Les vêtements étant usagés, c’était d’autant plus difficile
pour le spectateur que les vêtements étaient imprégnés des odeurs de ceux qui
les avaient portés. « Ce qui m’intéressait », dit-il, « c’était
que chaque spectateur devenait lui-même coupable, ou disons se posait le problème
de savoir si il acceptait de marcher sur les corps ou non, s’il était coupable
ou innocent. » [1] Devant
la réserve des suisses morts, 1990, une installation aux dimensions variables
suivant le lieu de l’exposition, qui comprend un ensemble de 630 portraits photographiques
extraits de la rubrique nécrologique de journaux et collés sur des boites à biscuits
en métal rouillé, on se sent écrasé par cette œuvre qui tient du mémorial et dans
laquelle Boltanski brouille les pistes en insérant un unique portrait d’une personne
encore vivante, comme pour relier la mort à la vie. Ces œuvres, aussi bien la
réserve des suisses morts que réserve sont reprises et installées de
manières différentes par Boltanski avec le même titre ou des titres similaires.
Les mêmes matériaux augmentés en volume et disposés de manières différentes créent
ainsi de nouvelles œuvres, de nouveaux portraits actualisés par l’exposition.
L’idée de reprise est une constante dans toute l’œuvre de Boltanski. La reprise
permet la réactualisation de ses archives. Ses archives qui reposent le problème
des fragments, ces fragments qui, associés par accumulation ou juxtaposition recomposent
une mémoire et une identité.Un autre versant de son travail consiste dans l’élaboration
d’une biographie fictive.

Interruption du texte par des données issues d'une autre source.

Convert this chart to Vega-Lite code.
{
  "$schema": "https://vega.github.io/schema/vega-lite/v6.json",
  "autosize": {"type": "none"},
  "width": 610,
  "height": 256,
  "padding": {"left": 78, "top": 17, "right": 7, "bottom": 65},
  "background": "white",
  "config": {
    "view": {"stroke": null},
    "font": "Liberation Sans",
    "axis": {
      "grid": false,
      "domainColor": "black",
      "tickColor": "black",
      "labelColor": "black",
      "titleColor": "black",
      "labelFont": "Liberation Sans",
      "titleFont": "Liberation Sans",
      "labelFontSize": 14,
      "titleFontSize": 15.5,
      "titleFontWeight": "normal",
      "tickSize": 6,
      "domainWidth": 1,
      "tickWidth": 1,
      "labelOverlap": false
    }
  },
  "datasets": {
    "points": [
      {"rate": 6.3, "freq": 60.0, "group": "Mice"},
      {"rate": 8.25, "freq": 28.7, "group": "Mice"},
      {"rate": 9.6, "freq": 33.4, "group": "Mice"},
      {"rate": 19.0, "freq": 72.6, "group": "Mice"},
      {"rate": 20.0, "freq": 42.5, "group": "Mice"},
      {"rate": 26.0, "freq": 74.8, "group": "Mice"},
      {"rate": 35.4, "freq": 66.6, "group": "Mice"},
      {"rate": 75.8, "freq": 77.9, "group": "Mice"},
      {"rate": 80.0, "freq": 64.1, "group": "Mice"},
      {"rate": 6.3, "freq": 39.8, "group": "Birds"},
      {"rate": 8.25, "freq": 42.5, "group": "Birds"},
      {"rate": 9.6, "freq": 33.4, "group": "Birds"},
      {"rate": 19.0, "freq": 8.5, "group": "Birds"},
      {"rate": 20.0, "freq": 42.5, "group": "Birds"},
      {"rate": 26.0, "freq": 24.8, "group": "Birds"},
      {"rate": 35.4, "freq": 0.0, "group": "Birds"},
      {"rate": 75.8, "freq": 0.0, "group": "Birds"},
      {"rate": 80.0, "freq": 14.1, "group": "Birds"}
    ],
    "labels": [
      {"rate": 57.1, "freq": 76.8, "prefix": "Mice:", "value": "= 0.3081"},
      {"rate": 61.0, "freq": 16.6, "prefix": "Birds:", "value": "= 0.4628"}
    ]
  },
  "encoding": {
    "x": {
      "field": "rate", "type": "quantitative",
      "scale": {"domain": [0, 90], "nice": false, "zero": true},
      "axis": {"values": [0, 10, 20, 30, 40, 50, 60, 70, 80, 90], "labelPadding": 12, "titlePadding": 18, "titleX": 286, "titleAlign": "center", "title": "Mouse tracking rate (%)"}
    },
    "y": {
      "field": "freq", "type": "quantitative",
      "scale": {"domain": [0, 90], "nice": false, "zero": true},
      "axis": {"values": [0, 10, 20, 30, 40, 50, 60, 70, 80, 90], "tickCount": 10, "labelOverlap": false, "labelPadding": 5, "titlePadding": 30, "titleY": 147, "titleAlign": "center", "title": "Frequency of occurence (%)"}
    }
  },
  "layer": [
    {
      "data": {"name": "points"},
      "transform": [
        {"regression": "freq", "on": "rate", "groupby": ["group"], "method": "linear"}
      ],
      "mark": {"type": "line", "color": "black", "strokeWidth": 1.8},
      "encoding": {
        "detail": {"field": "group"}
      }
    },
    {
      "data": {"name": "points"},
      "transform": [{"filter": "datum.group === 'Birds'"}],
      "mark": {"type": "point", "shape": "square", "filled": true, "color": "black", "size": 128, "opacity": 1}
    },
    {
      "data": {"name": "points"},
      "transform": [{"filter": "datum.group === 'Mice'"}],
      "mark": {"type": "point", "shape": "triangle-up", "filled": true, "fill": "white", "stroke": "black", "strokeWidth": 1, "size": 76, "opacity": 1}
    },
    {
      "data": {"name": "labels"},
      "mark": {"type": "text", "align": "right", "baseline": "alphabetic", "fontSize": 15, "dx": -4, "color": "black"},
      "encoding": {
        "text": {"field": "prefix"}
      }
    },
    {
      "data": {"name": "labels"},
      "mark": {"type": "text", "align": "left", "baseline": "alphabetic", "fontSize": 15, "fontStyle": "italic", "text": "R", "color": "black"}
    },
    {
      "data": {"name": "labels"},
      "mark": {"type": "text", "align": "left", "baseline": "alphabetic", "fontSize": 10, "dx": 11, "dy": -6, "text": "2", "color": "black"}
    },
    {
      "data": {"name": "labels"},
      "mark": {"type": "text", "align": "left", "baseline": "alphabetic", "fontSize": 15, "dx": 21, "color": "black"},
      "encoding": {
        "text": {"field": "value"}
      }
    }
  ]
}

Il dit lui-même dans une interview : « une
grande partie de mon activité est liée à l’idée de biographie : mais une
biographie totalement fausse et donnée comme fausse avec toutes sortes de fausses
preuves »[2]. Ce travail d’élaboration
d’une biographie, d’une identité fictive est elle-même reliée à la notion de fragment et
s’apparente plus dans sa globalité à une sorte d’autoportrait qu’à une véritable
autobiographie. En effet une recherche autobiographique procéderait en suivant
une chronologie historique, or Boltanski procède par « reconstitutions »
et accumulation de fragments qui proviennent de ses archives personnelles, archives
constituées de multiples objets donnée à la fois comme éléments de mémoire et
preuves. Les titres de ces œuvres témoignent eux-mêmes du caractère fictif de
ces preuves donnant lieu à toutes sortes de reconstitutions : recherche
et reconstitution de tout ce qui reste de mon enfance 1944-1950 (1969), reconstitution
d’un accident qui ne m’est pas encore arrivé et où j’ai trouvé la mort (1969),
reconstitution de gestes effectués par Christian Boltanski entre 1948 et 1954
(1970), etc. Chaque reconstitution fournit un fragment de biographie fictive
qui se déclare comme telle et qui ne reconstruit pas une biographie dans son ensemble.
Ces reconstitutions ne sont pas chronologiques, ainsi elles sont des présentations
et des représentations de ce qui aurait pu être ou pourrait être, de ce qui pourrait
avoir eu lieu ou de ce qui pourrait avoir lieu. Ces accumulations de fragments
forment un autoportrait constitué par les ajouts d’éléments de mémoire.
[1] Interview donné à Paris à Yusuke Nakahara et reproduite
dans Christian Boltanski, catalogue, ICA, Nagoya/ATM Contemporary Art
Gallery, Japan, 1990.
[2] A.Fleicher et D.Semin, »Christian Boltanski :
la revanche de la maladresse », Art Press, n°128, sept.-1988.